● **Problem to solve**
Pull out the lines running from the one with "Reproduce this chart with Plotly." to the one with "import plotly.graph_objects as go", inclusive, word for word. Drop any picture.
____
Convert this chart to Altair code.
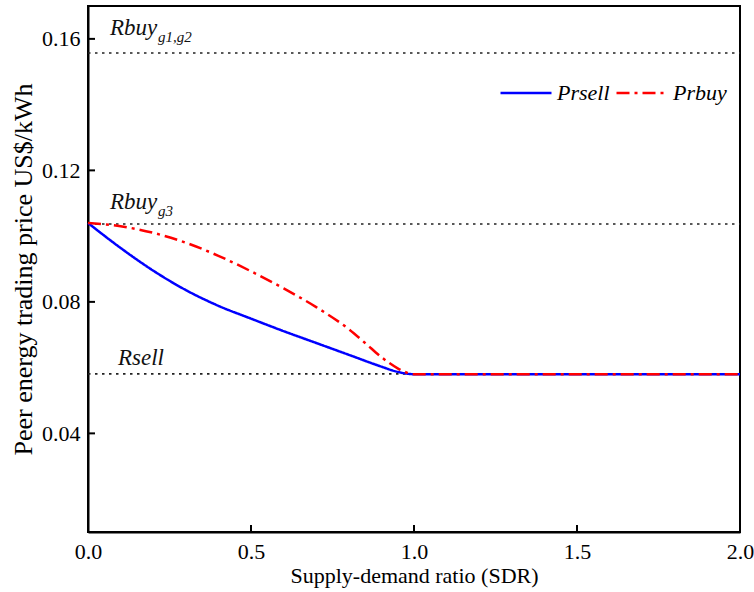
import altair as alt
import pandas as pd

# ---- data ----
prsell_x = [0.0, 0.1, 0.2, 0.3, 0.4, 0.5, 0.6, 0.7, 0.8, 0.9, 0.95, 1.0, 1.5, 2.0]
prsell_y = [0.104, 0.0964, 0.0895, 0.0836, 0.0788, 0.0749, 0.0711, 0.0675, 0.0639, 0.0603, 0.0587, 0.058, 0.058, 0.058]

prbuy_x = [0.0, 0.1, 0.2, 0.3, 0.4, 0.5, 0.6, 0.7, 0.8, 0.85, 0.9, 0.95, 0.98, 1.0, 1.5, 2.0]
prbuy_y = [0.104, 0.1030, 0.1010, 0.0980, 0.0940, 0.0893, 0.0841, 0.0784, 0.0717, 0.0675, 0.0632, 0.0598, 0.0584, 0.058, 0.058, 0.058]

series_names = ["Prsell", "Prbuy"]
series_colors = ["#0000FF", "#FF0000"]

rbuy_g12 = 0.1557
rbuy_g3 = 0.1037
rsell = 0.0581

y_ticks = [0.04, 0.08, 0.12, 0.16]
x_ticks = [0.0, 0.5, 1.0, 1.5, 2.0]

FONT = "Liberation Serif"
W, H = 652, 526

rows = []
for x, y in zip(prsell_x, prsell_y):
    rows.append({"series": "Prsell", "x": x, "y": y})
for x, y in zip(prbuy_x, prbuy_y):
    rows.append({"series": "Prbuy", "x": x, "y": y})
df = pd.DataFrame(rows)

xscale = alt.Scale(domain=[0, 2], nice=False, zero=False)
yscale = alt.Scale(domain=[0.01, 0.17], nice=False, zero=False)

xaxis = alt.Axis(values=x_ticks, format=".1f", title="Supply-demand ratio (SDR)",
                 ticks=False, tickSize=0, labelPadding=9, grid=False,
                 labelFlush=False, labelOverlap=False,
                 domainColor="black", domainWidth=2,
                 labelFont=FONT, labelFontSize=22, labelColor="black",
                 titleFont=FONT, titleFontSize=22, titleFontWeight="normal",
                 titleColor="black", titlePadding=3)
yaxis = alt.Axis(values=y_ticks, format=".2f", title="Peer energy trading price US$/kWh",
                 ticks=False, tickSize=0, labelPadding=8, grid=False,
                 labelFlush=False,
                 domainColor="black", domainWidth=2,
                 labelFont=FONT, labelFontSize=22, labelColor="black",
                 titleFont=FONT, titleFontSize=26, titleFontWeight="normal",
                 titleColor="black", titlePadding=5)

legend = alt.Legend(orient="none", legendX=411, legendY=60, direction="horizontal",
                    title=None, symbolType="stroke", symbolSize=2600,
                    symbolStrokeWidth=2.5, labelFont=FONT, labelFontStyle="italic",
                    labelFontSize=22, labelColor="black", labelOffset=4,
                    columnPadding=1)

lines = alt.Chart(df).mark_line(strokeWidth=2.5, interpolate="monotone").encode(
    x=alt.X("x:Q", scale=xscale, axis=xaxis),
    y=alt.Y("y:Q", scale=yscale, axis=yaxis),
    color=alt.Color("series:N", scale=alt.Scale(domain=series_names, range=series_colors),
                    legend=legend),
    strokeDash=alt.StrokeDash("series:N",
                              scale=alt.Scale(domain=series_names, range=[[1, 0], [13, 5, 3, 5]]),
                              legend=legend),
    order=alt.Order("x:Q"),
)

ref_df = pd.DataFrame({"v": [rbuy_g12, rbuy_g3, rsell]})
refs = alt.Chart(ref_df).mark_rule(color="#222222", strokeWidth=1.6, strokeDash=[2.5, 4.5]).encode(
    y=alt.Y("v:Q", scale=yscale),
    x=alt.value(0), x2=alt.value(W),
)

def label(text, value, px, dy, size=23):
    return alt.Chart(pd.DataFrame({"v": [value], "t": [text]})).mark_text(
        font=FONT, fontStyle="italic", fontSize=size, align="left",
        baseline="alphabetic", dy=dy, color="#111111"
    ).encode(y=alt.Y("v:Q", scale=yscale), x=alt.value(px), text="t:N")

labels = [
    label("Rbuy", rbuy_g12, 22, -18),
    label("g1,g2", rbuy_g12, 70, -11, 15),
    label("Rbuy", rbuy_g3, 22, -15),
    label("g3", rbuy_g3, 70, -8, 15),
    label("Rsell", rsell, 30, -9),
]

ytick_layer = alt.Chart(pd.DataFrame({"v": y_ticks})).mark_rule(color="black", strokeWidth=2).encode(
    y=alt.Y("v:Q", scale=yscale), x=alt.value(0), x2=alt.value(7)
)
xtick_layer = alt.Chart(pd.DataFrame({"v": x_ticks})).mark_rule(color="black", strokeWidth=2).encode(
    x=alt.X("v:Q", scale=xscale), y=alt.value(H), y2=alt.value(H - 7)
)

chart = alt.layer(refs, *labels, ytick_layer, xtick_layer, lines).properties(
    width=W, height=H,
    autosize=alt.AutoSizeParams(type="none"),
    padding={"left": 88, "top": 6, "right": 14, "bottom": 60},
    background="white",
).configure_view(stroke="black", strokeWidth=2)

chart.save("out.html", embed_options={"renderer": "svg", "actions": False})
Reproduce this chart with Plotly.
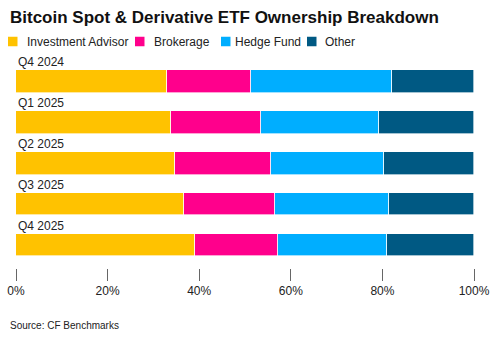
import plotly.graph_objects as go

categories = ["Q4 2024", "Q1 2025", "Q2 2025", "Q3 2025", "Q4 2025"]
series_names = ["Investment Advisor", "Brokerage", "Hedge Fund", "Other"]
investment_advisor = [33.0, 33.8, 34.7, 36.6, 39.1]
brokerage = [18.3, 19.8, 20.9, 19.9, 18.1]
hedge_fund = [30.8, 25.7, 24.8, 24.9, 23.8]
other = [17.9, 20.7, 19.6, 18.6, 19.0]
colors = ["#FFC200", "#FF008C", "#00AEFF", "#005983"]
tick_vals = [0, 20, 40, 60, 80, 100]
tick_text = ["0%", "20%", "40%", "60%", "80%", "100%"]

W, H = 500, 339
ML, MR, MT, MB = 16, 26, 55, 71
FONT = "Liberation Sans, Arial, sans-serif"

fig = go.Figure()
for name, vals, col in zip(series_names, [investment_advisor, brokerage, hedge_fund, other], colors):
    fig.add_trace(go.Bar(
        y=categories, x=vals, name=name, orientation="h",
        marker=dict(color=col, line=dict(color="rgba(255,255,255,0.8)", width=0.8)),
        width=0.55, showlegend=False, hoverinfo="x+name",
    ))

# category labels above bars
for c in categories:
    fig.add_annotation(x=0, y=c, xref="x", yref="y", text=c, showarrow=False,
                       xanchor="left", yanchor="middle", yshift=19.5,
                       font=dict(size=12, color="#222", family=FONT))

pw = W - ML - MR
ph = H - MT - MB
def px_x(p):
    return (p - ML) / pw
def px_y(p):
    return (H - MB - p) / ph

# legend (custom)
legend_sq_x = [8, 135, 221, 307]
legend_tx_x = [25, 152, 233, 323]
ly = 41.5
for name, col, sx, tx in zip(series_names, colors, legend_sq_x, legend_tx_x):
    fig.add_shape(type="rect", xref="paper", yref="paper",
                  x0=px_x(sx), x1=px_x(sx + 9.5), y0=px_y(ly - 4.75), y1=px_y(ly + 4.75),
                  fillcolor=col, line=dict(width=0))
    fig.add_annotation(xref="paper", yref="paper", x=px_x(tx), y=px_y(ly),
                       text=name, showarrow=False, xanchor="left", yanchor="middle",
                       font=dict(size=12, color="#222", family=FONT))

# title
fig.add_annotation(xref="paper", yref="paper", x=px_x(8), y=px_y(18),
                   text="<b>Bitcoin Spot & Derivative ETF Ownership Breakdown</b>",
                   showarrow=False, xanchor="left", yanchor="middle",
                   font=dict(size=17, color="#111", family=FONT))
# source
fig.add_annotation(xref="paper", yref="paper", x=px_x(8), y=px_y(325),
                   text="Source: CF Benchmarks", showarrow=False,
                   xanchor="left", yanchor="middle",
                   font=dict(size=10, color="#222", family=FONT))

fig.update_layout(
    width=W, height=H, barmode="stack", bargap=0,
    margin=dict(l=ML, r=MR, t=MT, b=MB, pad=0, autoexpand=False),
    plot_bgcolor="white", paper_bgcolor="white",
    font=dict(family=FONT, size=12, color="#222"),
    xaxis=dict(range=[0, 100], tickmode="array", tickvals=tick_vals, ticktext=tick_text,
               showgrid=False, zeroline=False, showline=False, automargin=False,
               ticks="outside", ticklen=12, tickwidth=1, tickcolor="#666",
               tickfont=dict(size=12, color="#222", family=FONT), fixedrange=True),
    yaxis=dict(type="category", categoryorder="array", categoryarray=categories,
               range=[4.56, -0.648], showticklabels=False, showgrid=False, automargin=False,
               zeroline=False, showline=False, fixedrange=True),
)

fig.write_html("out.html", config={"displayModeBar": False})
____
● **Response to the task**
Reproduce this chart with Plotly.
import plotly.graph_objects as go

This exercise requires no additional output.